The Pound rallied on Thursday after comments from Germany raised hopes that a Brexit deal could still be made. However, Sterling began to pare back gains on Friday. In politics, Brexiteer Conservatives warned Boris Johnson that the Irish backstop wasn’t the only problem with the Brexit deal, suggesting there would need to be further changes to get their support. Meanwhile, central bankers also gathered at the annual Jackson Hole Symposium with markets putting comments under the microscope to try and predict monetary policy action in coming months. Additionally, Boris Johnson tried to charm other politicians at the G-7 meeting and pessimism over a no-deal scenario eased somewhat, but with Parliament returning from its recess on September 3rd, there could be a bumpy road ahead filled with possible no-confidence votes, backstop talks, and once again the threat of a general election. There are a few key pieces of information out this week, which might influence the Pound, including House Prices, Consumer Confidence, Mortgage Approvals, and Consumer Credit numbers.
The European Central Bank released its latest meeting minutes last week, which confirmed forecasts for a significant monetary stimulus programme to be introduced in September. It’s expected rate cuts and asset purchases will likely be used, as the central bank commented on their combined effectiveness. Friday will see the release of the Eurozone Unemployment Rate and inflation figures which could be influential for the Euro’s value. Other data throughout the week will give some insight into the German economy, the largest in the currency bloc, and could, therefore, be influential for the Euro exchange rate.
Last week, Federal Reserve Chair Jerome Powell’s speech at the Jackson Hole Symposium was a highly anticipated event as markets were keen to understand his stance on interest rates, with a number of rate cuts priced in before his statement. US President Donald Trump has been putting increasing pressure on the Fed to cut interest rates, but policymakers have been resistant to Trump’s demands. Powell commented on the deterioration of global growth in recent years, most likely since trade tensions have increased, but didn’t give much indication about where rates could go next. Meanwhile, trade tensions eased after comments from Trump at the G-7 meeting; China and the US agreed to continue trade talks. Thursday could be an interesting day for the Dollar with growth numbers due out. The second quarter annualised reading is expected to show a decline from 2.1% to 1.8%.
The Australian Dollar has weakened around 17% since early 2018 and has been less attractive to investors at times of geopolitical uncertainty. Australia has been quick to act on indications of a global slowdown, having dropped rates in both June and July to reach record-lows of 1.0%. Central banks have taken similar actions across the globe in something that looks a lot like a race to the bottom. The Australian Dollar hit a 10-year low as a result, making life much easier for the Reserve Bank of Australia. However, with US President Trump putting pressure on the Federal Reserve to cut rates, the US Dollar could soften and potentially support the Australian Dollar.
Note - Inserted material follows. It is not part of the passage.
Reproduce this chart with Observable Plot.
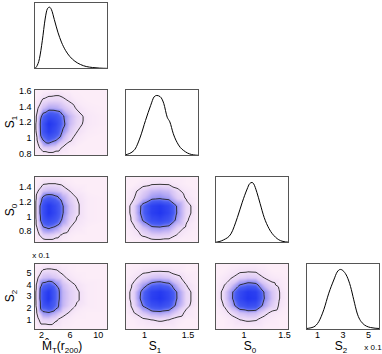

Last week RBA Chief Philip Lowe also commented on the rising tensions between the US and China, calling them ‘very worrying’ and citing the impact on investment, wages, and economic growth.
Meanwhile, the New Zealand Dollar had been hovering close to three-and-a-half-year lows but managed to rebound in Friday’s Oceanic session after comments from the Reserve Bank of New Zealand which suggested further rate cuts might not occur, at least quite yet. There are a few low and medium-tier data points out in the week ahead, but the Aussie and Kiwi could be susceptible to developments in global trade tensions and risk appetite.
The Canadian Dollar eased against the US Dollar as the week came to a close, paring back gains made earlier in the week as geopolitical tensions dampened demand and markets waited for US Fed Jerome Powell’s comments. If global trade were to slow, Canada’s oil exportation could be hampered, which may damage the Canadian economy. Friday will likely be a significant day for the Canadian Dollar with the second quarter Canadian growth figures due out.